Géographie de la terreur #3

Les Texticules de Pedro

Géographie de la terreur #3

Au nord de Buenos Aires se trouve le stade de foot de l’équipe de River Plate, appelé el Monumental. À quelques encablures de là se situe l’ancienne ESMA, l’Escuela de Mecánica de la Armada (École de mécanique de la marine) qui fut l’un des principaux centres d’enfermement, de torture et de disparition forcée de la dernière dictature argentine.

Il se dit que, pendant le Mundial de 1978, les tortionnaires suspendaient leur horrible besogne pour écouter les matchs de l’équipe nationale à la radio et que les torturés pouvaient entendre les cris de liesse des supporters venant du Monumental. Leurs cris, à eux, ne parvinrent guère à émouvoir les amateurs de foot : les campagnes menées — en France notamment — pour le boycott du Mundial ne purent empêcher la tenue d’un événement que la dictature sut instrumentaliser pour redorer son image sur la scène internationale (1).

L’ex-ESMA est une sorte de grand campus arboré, composé d’une série de pavillons de taille variable. Comme tous les édifices militaires, elle est dotée de sa place centrale, idéalement conçue pour les parades en uniforme. Chaque bâtiment avait un rôle dédié : bureaux, casernement, gymnase, enseignement et, bien sûr, un mess (ou « casino ») pour les officiers. C’est dans le sous-sol de ce dernier que se déroulaient les tortures, les prisonnier.e.s étant enfermé.e.s dans le grenier entre deux séances. Les murs conservent les graffitis que certain.e.s d’entre elles et eux ont gravés dans le plâtre — souvent la dernière trace qu’ils ou elles aient laissée avant leur disparition (2).

Pendant les années 1990, l’un des pires présidents que l’Argentine ait connus, le néolibéral Carlos Menem, avait préconisé de la raser — une tentative d’effacement de la mémoire de la terreur qui s’était accompagnée d’une amnistie générale des tortionnaires. L’entreprise fut bloquée au début des années 2000 par le président Néstor Kirchner qui décida d’en faire un espace entièrement dédié à la mémoire et aux droits humains, ce qu’elle est aujourd’hui (3).

L’espace a trouvé une nouvelle vocation, cette fois entièrement dédiée à l’entretien de la mémoire de la terreur, au souvenir des victimes et à la défense des droits fondamentaux. Chaque bâtiment a été confié à une organisation ou structure : l’association des Mères de la place de Mai comme celle des enfants de disparu.e.s (H.I.J.O.S.) y ont leurs locaux.
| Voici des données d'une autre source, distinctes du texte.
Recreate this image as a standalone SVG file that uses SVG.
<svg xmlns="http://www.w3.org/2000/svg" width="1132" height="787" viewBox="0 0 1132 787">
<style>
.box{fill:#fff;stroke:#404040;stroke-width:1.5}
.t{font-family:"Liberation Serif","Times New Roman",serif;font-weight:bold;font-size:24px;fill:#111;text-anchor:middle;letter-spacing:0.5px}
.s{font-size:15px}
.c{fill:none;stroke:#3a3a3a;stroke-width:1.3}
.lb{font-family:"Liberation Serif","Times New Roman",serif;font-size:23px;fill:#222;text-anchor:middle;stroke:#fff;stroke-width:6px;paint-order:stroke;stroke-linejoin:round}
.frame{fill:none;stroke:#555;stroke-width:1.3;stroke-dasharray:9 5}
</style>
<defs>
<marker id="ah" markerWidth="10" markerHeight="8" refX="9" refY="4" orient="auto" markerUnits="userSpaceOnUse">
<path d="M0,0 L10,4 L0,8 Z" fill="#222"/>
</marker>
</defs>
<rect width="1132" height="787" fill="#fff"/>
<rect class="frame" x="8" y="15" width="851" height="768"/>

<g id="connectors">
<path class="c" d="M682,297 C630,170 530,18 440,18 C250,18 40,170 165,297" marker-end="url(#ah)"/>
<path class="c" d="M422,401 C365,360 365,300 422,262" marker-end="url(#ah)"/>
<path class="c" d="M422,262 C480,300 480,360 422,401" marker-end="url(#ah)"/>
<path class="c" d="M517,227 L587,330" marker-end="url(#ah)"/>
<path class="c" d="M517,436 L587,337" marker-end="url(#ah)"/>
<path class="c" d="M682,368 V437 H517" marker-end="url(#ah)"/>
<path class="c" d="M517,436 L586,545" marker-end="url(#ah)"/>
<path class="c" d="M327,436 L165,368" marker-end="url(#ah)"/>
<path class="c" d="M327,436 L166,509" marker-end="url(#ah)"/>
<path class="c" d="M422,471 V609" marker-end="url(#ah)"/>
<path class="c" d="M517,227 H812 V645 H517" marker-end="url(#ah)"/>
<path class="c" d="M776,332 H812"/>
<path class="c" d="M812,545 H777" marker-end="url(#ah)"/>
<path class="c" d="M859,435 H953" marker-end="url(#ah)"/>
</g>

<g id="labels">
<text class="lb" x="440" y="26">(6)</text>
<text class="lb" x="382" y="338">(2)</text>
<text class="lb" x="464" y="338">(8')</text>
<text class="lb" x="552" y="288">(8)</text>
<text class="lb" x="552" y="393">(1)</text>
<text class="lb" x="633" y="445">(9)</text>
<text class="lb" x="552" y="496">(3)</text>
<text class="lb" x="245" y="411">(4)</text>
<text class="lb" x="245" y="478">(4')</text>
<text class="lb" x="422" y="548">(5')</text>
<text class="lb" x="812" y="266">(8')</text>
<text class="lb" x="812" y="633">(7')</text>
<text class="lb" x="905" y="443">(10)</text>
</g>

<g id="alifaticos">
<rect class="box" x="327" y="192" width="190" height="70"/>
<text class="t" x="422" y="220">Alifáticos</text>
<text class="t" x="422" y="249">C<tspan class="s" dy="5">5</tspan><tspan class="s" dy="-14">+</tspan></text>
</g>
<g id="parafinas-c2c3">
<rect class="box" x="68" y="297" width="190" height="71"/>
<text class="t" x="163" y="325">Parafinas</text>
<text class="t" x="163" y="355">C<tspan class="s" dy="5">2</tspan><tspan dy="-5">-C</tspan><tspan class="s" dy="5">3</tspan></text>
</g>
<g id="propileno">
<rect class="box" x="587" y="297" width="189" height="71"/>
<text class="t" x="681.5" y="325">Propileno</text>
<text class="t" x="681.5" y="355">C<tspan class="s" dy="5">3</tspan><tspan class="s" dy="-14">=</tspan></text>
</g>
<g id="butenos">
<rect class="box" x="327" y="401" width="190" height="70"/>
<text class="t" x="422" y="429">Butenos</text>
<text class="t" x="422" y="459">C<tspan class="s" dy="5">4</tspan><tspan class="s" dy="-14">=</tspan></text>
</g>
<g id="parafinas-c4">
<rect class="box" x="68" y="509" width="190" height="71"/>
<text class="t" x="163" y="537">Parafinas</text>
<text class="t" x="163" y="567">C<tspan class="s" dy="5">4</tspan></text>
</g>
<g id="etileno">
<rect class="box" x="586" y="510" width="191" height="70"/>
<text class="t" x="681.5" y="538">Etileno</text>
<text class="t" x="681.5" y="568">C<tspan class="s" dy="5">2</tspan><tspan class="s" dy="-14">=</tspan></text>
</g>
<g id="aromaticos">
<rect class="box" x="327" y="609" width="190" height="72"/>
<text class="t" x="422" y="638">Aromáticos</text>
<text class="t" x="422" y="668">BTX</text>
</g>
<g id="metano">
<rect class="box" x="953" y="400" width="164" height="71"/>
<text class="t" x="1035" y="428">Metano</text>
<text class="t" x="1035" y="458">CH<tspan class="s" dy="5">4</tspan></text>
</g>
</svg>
Y sont situés le Centre culturel Haroldo Conti (du nom d’un écrivain disparu sous la dictature), un institut de médecine légale (en charge d’identifier les restes trouvés dans des charniers et de rendre les enfants « appropriés » à leur vraie famille) ainsi que les Archives nationales de la mémoire, où les documents de la dictature sont accessibles à la justice, à la recherche historique et aux familles en quête de vérité. Le casino est quant à lui devenu un musée.

« Le seul lieu possible pour un génocidaire est la prison » – « Ford aussi, ce fut la dictature » – « Procès et châtiment »
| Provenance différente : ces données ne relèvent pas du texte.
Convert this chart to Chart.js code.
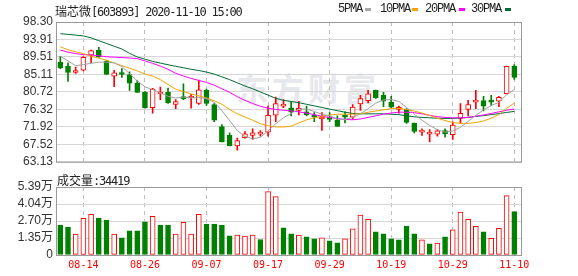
<!DOCTYPE html>
<html>
<head>
<meta charset="utf-8">
<script src="https://cdn.jsdelivr.net/npm/chart.js@4.4.0/dist/chart.umd.min.js"></script>
<style>
  html, body { margin:0; padding:0; background:#fff; }
  #wrap { position:relative; width:578px; height:276px; overflow:hidden; }
  canvas { position:absolute; left:0; }
  .txt { position:absolute; white-space:nowrap; color:#222; line-height:14px;
         font:12px "DejaVu Sans Mono", monospace; letter-spacing:-1.2px; }
  .cj { font-family:"Noto Sans CJK SC"; letter-spacing:0; }
  .lg { font-family:"Liberation Mono", monospace; }
  .sw { position:absolute; width:6px; height:3px; top:8px; }
  #wm { position:absolute; left:236px; top:71px; font:bold 32px/32px "Noto Sans CJK SC";
        color:#e7e8ec; letter-spacing:4px; white-space:nowrap; }
</style>
</head>
<body>
<div id="wrap">
  <div id="wm">东方财富</div>
  <canvas id="priceChart" width="578" height="172" style="top:0"></canvas>
  <canvas id="volChart" width="578" height="100" style="top:176px"></canvas>

  <div class="txt" style="left:55px;top:2px"><span class="cj">瑞芯微</span>[603893] 2020-11-10 15:00</div>
  <div class="txt lg" style="left:338px;top:2px">5PMA</div>
  <div class="sw" style="left:365px;background:#a8a8a8"></div>
  <div class="txt lg" style="left:380px;top:2px">10PMA</div>
  <div class="sw" style="left:412px;background:#f5a300"></div>
  <div class="txt lg" style="left:425px;top:2px">20PMA</div>
  <div class="sw" style="left:459px;background:#ff00ff"></div>
  <div class="txt lg" style="left:471px;top:2px">30PMA</div>
  <div class="sw" style="left:505px;background:#006b35"></div>
  <div class="txt" style="left:57px;top:171px"><span class="cj">成交量</span>:34419</div>
</div>

<script>
/* ========= Datos ========= */
const dates = ['08-11','08-12','08-13','08-14','08-17','08-18','08-19','08-20','08-21','08-24',
  '08-25','08-26','08-27','08-28','08-31','09-01','09-02','09-03','09-04','09-07',
  '09-08','09-09','09-10','09-11','09-14','09-15','09-16','09-17','09-18','09-21',
  '09-22','09-23','09-24','09-25','09-28','09-29','09-30','10-09','10-12','10-13',
  '10-14','10-15','10-16','10-19','10-20','10-21','10-22','10-23','10-26','10-27',
  '10-28','10-29','10-30','11-02','11-03','11-04','11-05','11-06','11-09','11-10'];
const dateTickIdx = [3, 11, 19, 27, 35, 43, 51, 59];

const opens  = [88.21,87.23,85.59,86.16,89.94,91.17,88.38,84.69,85.51,85.10,
  82.88,80.59,76.73,80.18,80.59,77.55,79.36,79.19,77.80,81.08,
  77.55,71.98,69.76,67.14,69.19,69.76,70.09,70.58,74.85,77.14,
  76.73,76.08,75.67,74.68,73.90,74.30,73.62,74.68,74.36,77.72,
  78.54,81.08,79.85,78.13,76.32,76.32,72.88,70.58,70.09,70.09,
  70.99,69.93,74.03,76.32,78.13,78.54,78.37,78.37,80.26,87.23];
const highs  = [89.61,88.05,86.98,89.60,91.25,91.90,88.62,86.16,86.57,85.75,
  83.54,80.80,81.60,81.90,81.65,78.78,82.72,80.10,83.70,81.41,
  77.80,72.47,70.42,69.10,70.75,71.40,70.99,77.14,79.44,78.78,
  78.13,78.37,77.14,75.50,75.50,75.50,74.68,75.67,77.55,79.85,
  81.08,81.20,80.59,79.60,77.14,76.49,72.90,71.40,71.24,71.24,
  71.40,73.21,77.80,78.62,81.08,79.60,79.85,79.60,87.20,87.56];
const lows   = [86.57,83.38,85.34,86.00,88.05,89.36,85.10,82.06,84.36,81.08,
  80.59,76.60,75.34,78.78,77.80,76.49,78.78,76.65,77.55,77.30,
  73.20,68.12,67.14,66.07,69.10,68.78,69.60,69.60,73.21,76.73,
  74.68,74.93,74.68,73.20,71.00,73.20,72.06,72.88,73.86,76.08,
  77.96,79.10,77.00,76.73,75.34,72.80,70.42,69.76,68.12,69.60,
  69.35,68.78,72.88,74.68,76.49,75.90,77.30,76.98,80.20,83.87];
const closes = [86.74,85.59,85.92,89.44,91.08,89.53,85.10,85.51,85.10,82.88,
  80.59,76.73,81.41,80.42,77.96,78.29,79.03,79.36,81.24,77.80,
  73.62,68.12,67.14,68.45,70.17,70.42,70.34,74.85,77.80,77.63,
  75.67,76.32,74.93,74.36,74.20,73.80,72.06,74.36,76.90,79.03,
  80.26,79.19,78.37,76.90,76.65,73.04,70.75,70.75,70.34,70.91,
  70.17,72.39,75.34,77.55,78.37,77.14,78.13,79.36,87.15,84.36];

const ma5  = [89.7,88.5,87.3,87.6,87.9,88.2,88.2,88.0,87.1,85.3,
  83.5,82.0,81.3,80.5,79.6,79.2,79.4,79.2,79.3,79.0,
  78.1,76.0,73.5,71.0,69.5,68.9,69.3,70.9,72.7,74.2,
  75.3,76.4,76.4,75.8,75.1,74.7,73.9,73.8,74.3,75.2,
  76.5,77.9,78.7,78.8,78.3,76.8,75.1,73.6,72.3,71.2,
  70.6,70.9,71.8,73.3,74.8,76.2,77.3,78.1,80.0,81.3];
const ma10 = [92.07,91.3,90.8,90.35,89.7,89.2,88.7,88.0,87.3,86.7,
  86.0,85.2,84.7,83.8,82.6,81.4,80.8,80.2,79.7,79.2,
  78.5,77.6,76.3,75.2,74.4,73.6,72.7,72.2,71.9,71.9,
  72.1,72.9,73.7,74.2,74.6,74.9,75.1,75.1,75.1,75.2,
  75.6,75.9,76.2,76.5,76.6,76.3,75.9,75.4,74.8,74.1,
  73.5,73.0,72.8,72.8,73.0,73.4,74.1,75.0,76.6,77.9];
const ma20 = [91.25,90.7,90.35,90.1,90.0,89.8,89.55,89.45,89.36,89.25,
  89.1,88.5,87.9,87.2,86.4,85.4,84.7,84.1,83.6,83.1,
  82.4,81.5,80.6,79.5,78.6,77.8,77.1,76.6,76.3,76.1,
  75.9,75.7,75.4,75.0,74.6,74.3,74.0,73.8,73.7,73.9,
  74.3,74.7,75.1,75.4,75.6,75.6,75.5,75.2,74.8,74.5,
  74.3,74.2,74.2,74.3,74.6,74.9,75.3,75.7,76.1,76.4];
const ma30 = [95.35,95.2,95.0,94.8,94.3,93.6,92.9,92.2,91.5,90.4,
  89.5,88.95,88.4,87.95,87.55,87.15,86.8,86.4,86.1,85.7,
  85.2,84.5,83.8,83.0,82.2,81.5,80.7,79.9,79.1,78.6,
  78.3,78.0,77.6,77.2,76.8,76.4,76.0,75.6,75.3,75.2,
  75.2,75.2,75.2,75.1,75.0,74.7,74.45,74.3,74.2,74.1,
  74.05,74.05,74.15,74.3,74.55,74.75,75.0,75.25,75.55,75.8];

const volumes = [23800,22200,16500,29000,32200,29300,27700,16500,13600,19100,
  19100,26200,30600,23800,23800,16500,25900,16500,32200,24600,
  24600,23800,15200,15700,14900,15700,12300,50200,46300,21500,
  16700,15700,14400,12800,13600,11300,9700,12800,20700,31700,
  28300,18300,16700,12800,12000,23000,16700,12000,8900,9400,
  14400,19900,34000,28300,22800,18300,13300,21200,47100,34419];
const volUp = [0,0,1,1,1,0,0,1,0,0, 0,0,1,0,0,1,1,1,1,0,
  0,0,0,1,1,1,0,1,1,0, 0,1,0,0,1,0,0,1,1,1,
  1,0,0,0,0,0,0,1,0,1, 0,1,1,1,1,0,1,1,1,0];

const priceTicks = ['63.13','67.52','71.92','76.32','80.72','85.11','89.51','93.91','98.30'];
const volTickVals = [0, 13475, 26950, 40425, 53900];
const volTickLabels = ['0','1.35万','2.70万','4.04万','5.39万'];

/* ========= Estilo ========= */
const RED = '#ff0000', GREEN = '#008000';
const X_MIN = -0.56, X_MAX = 60.0;
Chart.defaults.font.family = '"Liberation Sans", "Noto Sans CJK SC", sans-serif';
Chart.defaults.font.size = 12;
Chart.defaults.color = '#333';

// marco gris alrededor del área de trazado
const frame = {
  id: 'frame',
  afterDraw(c) {
    const a = c.chartArea, ctx = c.ctx;
    ctx.save();
    ctx.strokeStyle = '#9a9a9a';
    ctx.lineWidth = 1;
    ctx.strokeRect(a.left + 0.5, a.top + 0.5, a.right - a.left - 1, a.bottom - a.top);
    ctx.restore();
  }
};

function xScale(showLabels) {
  return {
    type: 'linear', min: X_MIN, max: X_MAX, offset: false,
    afterBuildTicks: s => { s.ticks = dateTickIdx.map(v => ({ value: v })); },
    afterFit: s => { s.height = showLabels ? 21 : 0; },
    ticks: {
      display: showLabels, autoSkip: false, maxRotation: 0, padding: 4,
      color: RED, font: { family: '"DejaVu Sans Mono", monospace', size: 10 },
      callback: v => dates[v]
    },
    grid: { color: '#bdbdbd', drawTicks: false, offset: false },
    border: { display: false, dash: [4, 4] }
  };
}

function yScale(min, max, vals, labels) {
  return {
    min, max,
    afterBuildTicks: s => { s.ticks = vals.map(v => ({ value: v })); },
    afterFit: s => { s.width = 56; },
    ticks: { padding: 3, autoSkip: false, callback: (v, i) => labels[i] },
    grid: { color: '#d6d6d6', drawTicks: false },
    border: { display: false }
  };
}

const isUp = i => closes[i] >= opens[i];
const idx = dates.map((d, i) => i);
const maLine = (arr, color) => ({
  type: 'line', order: 0,
  data: arr.map((v, i) => ({ x: i, y: v })),
  borderColor: color, borderWidth: 1, pointRadius: 0, tension: 0
});

/* ========= Velas ========= */
new Chart(document.getElementById('priceChart'), {
  type: 'bar',
  data: {
    datasets: [
      maLine(ma5, '#a0a0a0'),
      maLine(ma10, '#f5a300'),
      maLine(ma20, '#ff00ff'),
      maLine(ma30, '#006b35'),
      {
        order: 1, grouped: false, barThickness: 5, minBarLength: 2,
        data: idx.map(i => ({ x: i, y: [opens[i], closes[i]] })),
        backgroundColor: idx.map(i => isUp(i) ? '#fff' : GREEN),
        borderColor: idx.map(i => isUp(i) ? RED : GREEN),
        borderWidth: 1, borderSkipped: false
      },
      {
        order: 2, grouped: false, barThickness: 1,
        data: idx.map(i => ({ x: i, y: [lows[i], highs[i]] })),
        backgroundColor: idx.map(i => isUp(i) ? RED : GREEN),
        borderWidth: 0
      }
    ]
  },
  options: {
    responsive: false, animation: false, events: [],
    layout: { padding: { top: 22, right: 56, bottom: 7, left: 0 } },
    plugins: { legend: { display: false }, tooltip: { enabled: false } },
    scales: {
      x: xScale(false),
      y: yScale(63.13, 98.30, priceTicks.map(t => parseFloat(t)), priceTicks)
    }
  },
  plugins: [frame]
});

/* ========= Volumen ========= */
new Chart(document.getElementById('volChart'), {
  type: 'bar',
  data: {
    datasets: [{
      grouped: false, barThickness: 5,
      data: idx.map(i => ({ x: i, y: volumes[i] })),
      backgroundColor: idx.map(i => volUp[i] ? '#fff' : GREEN),
      borderColor: idx.map(i => volUp[i] ? RED : GREEN),
      borderWidth: 1, borderSkipped: false
    }]
  },
  options: {
    responsive: false, animation: false, events: [],
    layout: { padding: { top: 11, right: 56, bottom: 0, left: 0 } },
    plugins: { legend: { display: false }, tooltip: { enabled: false } },
    scales: {
      x: xScale(true),
      y: yScale(0, 53900, volTickVals, volTickLabels)
    }
  },
  plugins: [frame]
});
</script>
</body>
</html>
Par une belle journée d’automne, la déambulation entre les pavillons de l’ESMA se fait volontiers bucolique. Les visages des victimes de la terreur peints sur les murs viennent cependant rappeler toute la pesanteur de l’horreur qui s’est accomplie dans cet espace.
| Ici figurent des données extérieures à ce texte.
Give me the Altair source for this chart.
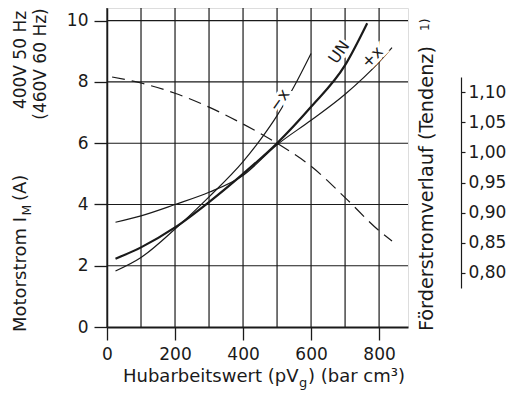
import altair as alt
import pandas as pd

# ---- data ----
x_un = [25, 100, 200, 300, 400, 500, 600, 700, 765]
y_un = [2.23, 2.6, 3.25, 4.08, 5.0, 6.0, 7.19, 8.55, 9.92]
x_plus = [25, 100, 200, 300, 400, 500, 600, 700, 800, 838]
y_plus = [3.42, 3.63, 4.0, 4.4, 4.95, 5.95, 6.75, 7.6, 8.65, 9.12]
x_minus = [25, 100, 200, 300, 400, 450, 500, 550, 600]
y_minus = [1.83, 2.27, 3.2, 4.25, 5.4, 6.1, 6.9, 7.85, 8.93]
x_flow = [15, 100, 200, 300, 400, 500, 600, 700, 800, 838]
y_flow = [1.125, 1.115, 1.098, 1.075, 1.047, 1.015, 0.977, 0.925, 0.870, 0.853]

grid_x = [0, 100, 200, 300, 400, 500, 600, 700, 800]
grid_y = [2, 4, 6, 8, 10]
x_ticks = [0, 200, 400, 600, 800]
y_ticks = [0, 2, 4, 6, 8, 10]
r_ticks = [0.80, 0.85, 0.90, 0.95, 1.00, 1.05, 1.10]

lab_text = ["\u2212x", "UN", "+x"]
lab_x = [507, 683, 780]
lab_y = [7.4, 8.97, 8.81]
lab_angle = [305, 305, 315]

FONT = "DejaVu Sans"
INK = "#1a1a1a"
W, H = 301, 319

xs = alt.Scale(domain=[0, 885], nice=False, zero=False)
ys = alt.Scale(domain=[0, 10.415], nice=False, zero=False)
ys_r = alt.Scale(domain=[0.775, 1.125], range=[280, 69], nice=False, zero=False)

AX_X = alt.Axis(
    values=x_ticks, title=None, grid=False, tickSize=13, tickColor=INK, tickWidth=1.3,
    domainColor=INK, domainWidth=1.8, labelFont=FONT, labelFontSize=17, labelColor=INK,
    labelPadding=6, labelFlush=False)
AX_Y = alt.Axis(
    values=y_ticks, title=None, grid=False, tickSize=13, tickColor=INK, tickWidth=1.3,
    domainColor=INK, domainWidth=1.5, labelFont=FONT, labelFontSize=17, labelColor=INK,
    labelPadding=6, orient="left")

X = alt.X("x:Q", scale=xs, axis=AX_X)
Y = alt.Y("y:Q", scale=ys, axis=AX_Y)

def curve_df(xv, yv):
    return pd.DataFrame({"x": xv, "y": yv})

vgrid = alt.Chart(pd.DataFrame({"x": grid_x})).mark_rule(color=INK, strokeWidth=1.2).encode(x=X)
hgrid = alt.Chart(pd.DataFrame({"y": grid_y})).mark_rule(color=INK, strokeWidth=1.2).encode(y=Y)

line_un = alt.Chart(curve_df(x_un, y_un)).mark_line(
    color=INK, strokeWidth=2.2, interpolate="monotone").encode(x=X, y=Y)
line_plus = alt.Chart(curve_df(x_plus, y_plus)).mark_line(
    color=INK, strokeWidth=1.2, interpolate="monotone").encode(x=X, y=Y)
line_minus = alt.Chart(curve_df(x_minus, y_minus)).mark_line(
    color=INK, strokeWidth=1.2, interpolate="monotone").encode(x=X, y=Y)

labels_df = pd.DataFrame({"t": lab_text, "x": lab_x, "y": lab_y, "a": lab_angle})
halo = alt.Chart(labels_df).mark_text(
    font=FONT, fontSize=16, stroke="white", strokeWidth=6, color="white",
    align="center", baseline="middle").encode(
    x=X, y=Y, text="t:N", angle=alt.Angle("a:Q", scale=None))
labels = alt.Chart(labels_df).mark_text(
    font=FONT, fontSize=16, color=INK, align="center", baseline="middle").encode(
    x=X, y=Y, text="t:N", angle=alt.Angle("a:Q", scale=None))

def txt(s, x, y, size, angle=0, align="center"):
    return alt.Chart(pd.DataFrame({"t": [s]})).mark_text(
        font=FONT, fontSize=size, color=INK, angle=angle, align=align, baseline="alphabetic"
    ).encode(text="t:N", x=alt.value(x), y=alt.value(y))

titles = [
    txt("400V 50 Hz", -81, 52, 17, 270),
    txt("(460V 60 Hz)", -61.5, 56, 17, 270),
    txt("Motorstrom I", -81, 324, 18, 270, "left"),
    txt("M", -76.5, 207.5, 12.5, 270, "left"),
    txt("(A)", -81, 193, 18, 270, "left"),
    txt("Hubarbeitswert (pV", 16, 374, 18, 0, "left"),
    txt("g", 192, 379, 13, 0, "left"),
    txt(") (bar cm\u00b3)", 201, 374, 18, 0, "left"),
    txt("F\u00f6rderstromverlauf (Tendenz)", 326, 38, 19.3, 270, "right"),
    txt("1)", 322, 23, 12, 270, "left"),
]

left = alt.layer(vgrid, hgrid, line_minus, line_plus, line_un, halo, labels, *titles)

flow = alt.Chart(curve_df(x_flow, y_flow)).mark_line(
    color=INK, strokeWidth=1.2, strokeDash=[13, 7], interpolate="monotone").encode(
    x=X,
    y=alt.Y("y:Q", scale=ys_r, axis=alt.Axis(
        orient="right", values=r_ticks, title=None, grid=False, offset=53, tickSize=4,
        tickColor=INK, tickWidth=1.2, domainColor=INK, domainWidth=1.2, labelFont=FONT,
        labelFontSize=17, labelColor=INK, labelPadding=3,
        labelExpr="replace(format(datum.value, '.2f'), '.', ',')")),
)

chart = alt.layer(left, flow).resolve_scale(y="independent").properties(
    width=W, height=H,
    autosize=alt.AutoSizeParams(type="none"),
    padding={"left": 99, "top": 0, "right": 104, "bottom": 64},
).configure_view(stroke=None).configure(background="white")

chart.save("out.html", embed_options={"renderer": "svg", "actions": False})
L’écho des cris des victimes ne s’est toujours pas éteint.

Pedro

  1. Une campagne de pub élaborée par une agence de com’ américaine prétendait alors, avec le plus grand cynisme, que « les Argentins nous sommes droits et humains » (los Argentinos somos derechos y humanos), en détournant le vocabulaire des organisations de défense des droits de l’homme.
  2. Plus de 5 000 personnes ont disparu à l’ESMA. Après les avoir torturées pendant plusieurs jours, les militaires les faisaient monter dans des avions et les droguaient avant de les jeter dans le Rio de la Plata. C’est en consultant les anciens plans de vol des avions, comportant une mesure du carburant utilisé et des distances parcourues, que la justice a pu reconstituer cette stratégie de dissimulation des corps des victimes.
  3. C’est sous Kirchner également que l’amnistie générale fut déclarée anticonstitutionnelle et que les procès purent reprendre. Le travail de la justice se poursuit encore aujourd’hui.